Jackson v. State

Annotate this Case

146 Ga. App. 736 (1978)

247 S.E.2d 512

JACKSON v. THE STATE (two cases).

55854, 55855.

Court of Appeals of Georgia.

Argued May 15, 1978.

Decided June 22, 1978.

Rehearing Denied July 14, 1978.

Baker, Conrad & Abernathy, Elliott R. Baker, for appellant.

V. D. Stockton, District Attorney, Michael H. Crawford, Assistant District Attorney, for appellee.

BIRDSONG, Judge.

Jackson was twice convicted of possession of liquor in excess of the legal limit, having committed these misdemeanors on two separate occasions. He appeals both convictions. Held:

1. Enumerated error no. 1, in Case no. 55854, and enumerated error nos. 1 and 2, in Case no. 55855, relate to the denial of appellant's motion to suppress certain evidence seized pursuant to search warrants issued respective to each incident. Also enumerated as error, in each case, is the trial court's admission of testimony relating to the seized property. However, the property seized was not introduced at either trial, and appellant failed to object, at either trial, to the admission of testimony relating to the seized property.

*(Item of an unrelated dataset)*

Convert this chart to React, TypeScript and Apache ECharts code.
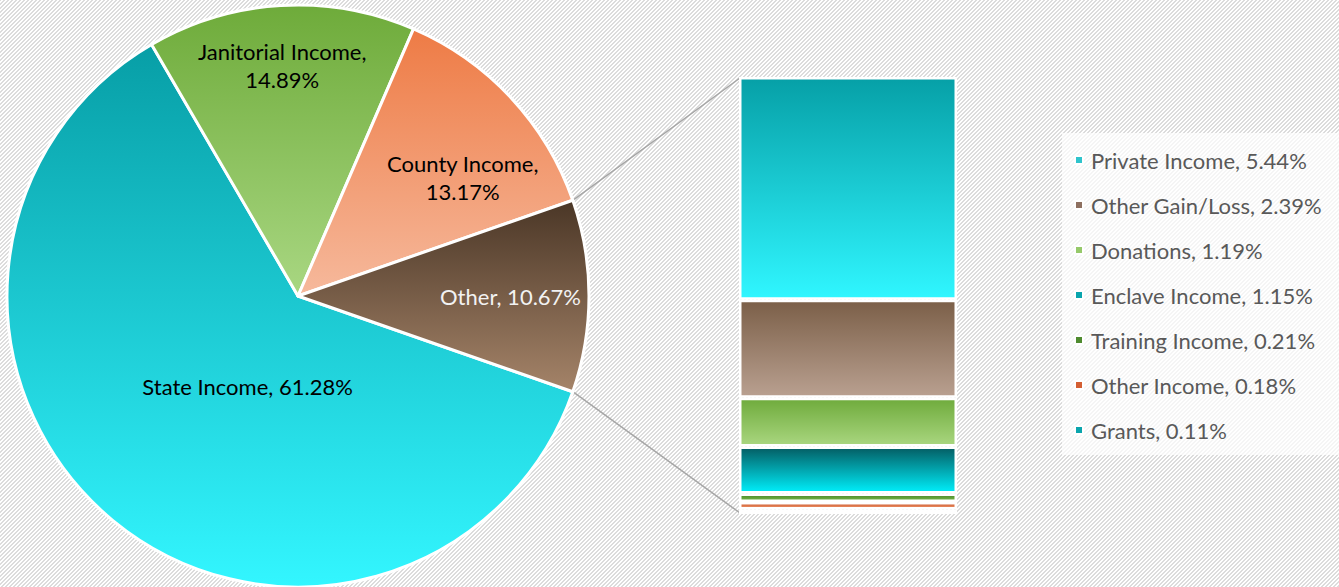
import React, { useEffect, useRef } from "react";
import * as echarts from "echarts";

// ---- data ----
const pieNames = ["State Income", "Janitorial Income", "County Income", "Other"];
const pieValues = [61.28, 14.89, 13.17, 10.67];
const subNames = [
  "Private Income",
  "Other Gain/Loss",
  "Donations",
  "Enclave Income",
  "Training Income",
  "Other Income",
  "Grants",
];
const subValues = [5.44, 2.39, 1.19, 1.15, 0.21, 0.18, 0.11];

// ---- styles ----
const pieGradients = [
  ["#079ea6", "#33f6ff"],
  ["#6eab3a", "#a9d782"],
  ["#ee7b45", "#f6b99c"],
  ["#4a3626", "#a58469"],
];
const pieLabelColors = ["#000000", "#000000", "#000000", "#f2f2f2"];
const pieLabelBreak = [false, true, true, false];
const pieLabelOffsets = [
  [44, -24],
  [-7, -82],
  [56, -17],
  [64, 0],
];
const subGradients = [
  ["#06a0a7", "#30f6ff"],
  ["#7b5f48", "#b9a090"],
  ["#6fab3c", "#a9d67f"],
  ["#045d63", "#00eefa"],
  ["#4b8a2a", "#79b94a"],
  ["#c9562a", "#f29a70"],
  ["#bfe8ec", "#d6f3f6"],
];
const legendColors = ["#2fc4cc", "#8e7060", "#96c96a", "#0aa5ad", "#4f8b2f", "#d45f33", "#0aa5ad"];

const CX = 298;
const CY = 296;
const R = 291;
const GL = 739;
const GT = 77;
const GW = 218;
const GH = 437;
const FONT = "Lato";

const stripeSvg =
  "<svg xmlns='http://www.w3.org/2000/svg' width='4' height='4' shape-rendering='crispEdges'>" +
  "<rect width='4' height='4' fill='#ffffff'/>" +
  "<path d='M3 0h1v1h-1zM0 0h1v1h-1zM2 1h2v1h-2zM1 2h2v1h-2zM0 3h2v1h-2z' fill='#dcdcdc'/></svg>";
const stripeUrl = `url("data:image/svg+xml,${encodeURIComponent(stripeSvg)}")`;

const grad = (c: string[]) =>
  new echarts.graphic.LinearGradient(0, 0, 0, 1, [
    { offset: 0, color: c[0] },
    { offset: 1, color: c[1] },
  ]);

export default function App() {
  const ref = useRef<HTMLDivElement>(null);

  useEffect(() => {
    document.body.style.margin = "0";
    if (!ref.current) return;
    const chart = echarts.init(ref.current, undefined, { renderer: "svg" });

    const pieSum = pieValues.reduce((a, b) => a + b, 0);
    const subSum = subValues.reduce((a, b) => a + b, 0);
    const otherIdx = pieNames.length - 1;
    const half = ((pieValues[otherIdx] / pieSum) * 360) / 2;
    const halfRad = (half * Math.PI) / 180;
    const px = CX + R * Math.cos(halfRad);
    const pyTop = CY - R * Math.sin(halfRad);
    const pyBot = CY + R * Math.sin(halfRad);

    const barSeries: any[] = [];
    for (let i = subNames.length - 1; i >= 0; i--) {
      barSeries.push({
        type: "bar",
        name: subNames[i],
        stack: "other",
        barWidth: "100%",
        data: [subValues[i]],
        itemStyle: { color: grad(subGradients[i]), borderColor: "#ffffff", borderWidth: 2.5 },
        emphasis: { disabled: true },
      });
    }

    const option: any = {
      animation: false,
      textStyle: { fontFamily: FONT },
      legend: {
        orient: "vertical",
        left: 1062,
        top: 133,
        padding: [16, 32, 14, 12],
        itemGap: 23,
        itemWidth: 8,
        itemHeight: 8,
        icon: "rect",
        backgroundColor: "rgba(255,255,255,0.7)",
        data: subNames.map((n, i) => ({ name: n, itemStyle: { color: legendColors[i] } })),
        formatter: (n: string) => `${n}, ${subValues[subNames.indexOf(n)].toFixed(2)}%`,
        textStyle: { color: "#595959", fontSize: 22, fontFamily: FONT, padding: [0, 0, 0, 3] },
        selectedMode: false,
      },
      grid: { left: GL, top: GT, width: GW, height: GH },
      xAxis: { type: "category", data: ["Other"], show: false },
      yAxis: { type: "value", min: 0, max: subSum, show: false },
      series: [
        {
          type: "pie",
          center: [CX, CY],
          radius: R,
          startAngle: 360 - half,
          clockwise: true,
          emphasis: { disabled: true },
          itemStyle: { borderColor: "#ffffff", borderWidth: 3 },
          label: {
            show: true,
            position: "inside",
            fontSize: 22,
            lineHeight: 28,
            fontFamily: FONT,
          },
          labelLayout: (p: any) => ({
            dx: pieLabelOffsets[p.dataIndex][0],
            dy: pieLabelOffsets[p.dataIndex][1],
          }),
          data: pieNames.map((n, i) => ({
            name: n,
            value: pieValues[i],
            itemStyle: { color: grad(pieGradients[i]) },
            label: {
              color: pieLabelColors[i],
              formatter: `${n},${pieLabelBreak[i] ? "\n" : " "}${pieValues[i].toFixed(2)}%`,
            },
          })),
        },
        ...barSeries,
      ],
      graphic: [
        {
          type: "line",
          shape: { x1: px, y1: pyTop, x2: GL + 1, y2: GT + 1 },
          style: { stroke: "#a6a6a6", lineWidth: 1.5 },
          silent: true,
        },
        {
          type: "line",
          shape: { x1: px, y1: pyBot, x2: GL + 1, y2: GT + GH - 1 },
          style: { stroke: "#a6a6a6", lineWidth: 1.5 },
          silent: true,
        },
      ],
    };

    chart.setOption(option);
    return () => chart.dispose();
  }, []);

  return (
    <div
      ref={ref}
      style={{
        width: 1339,
        height: 587,
        backgroundColor: "#ffffff",
        backgroundImage: stripeUrl,
        backgroundSize: "4px 4px",
        backgroundRepeat: "repeat",
      }}
    />
  );
}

"It is harmless error to overrule a motion to suppress evidence which is never introduced; furthermore, testimony is outside the scope of a motion to suppress, and should be objected to on the trial. [Cit.]" Walker v. State, 130 Ga. App. 597, 599 (203 SE2d 890); Baker v. State, 230 Ga. 741 (2) (199 SE2d 252). See Foote v. State, 141 Ga. App. 18 (232 SE2d 366). "[F]ailure to make a timely objection to testimony when it is offered results in a waiver of any objection that might have been urged. [Cits.]" Reid v. State, 129 Ga. App. 660, 663 (200 SE2d 456). These enumerations are without merit.

2. Appellant enumerates as error, in each case, the failure of the trial judge to disqualify himself in a proceeding involving the sufficiency of search warrants which he had issued personally. However, appellant failed to raise a proper objection, and "`waiver of disqualification of a judge may be effected expressly by agreement, or impliedly by proceeding without objection with the trial of the case with knowledge of the disqualification.' [Cit.]" J. B. v. State of Ga., 139 Ga. App. *737 545, 546 (228 SE2d 712). Therefore, these enumerations are without merit.

Judgment affirmed. Bell, C. J., and Shulman, J., concur.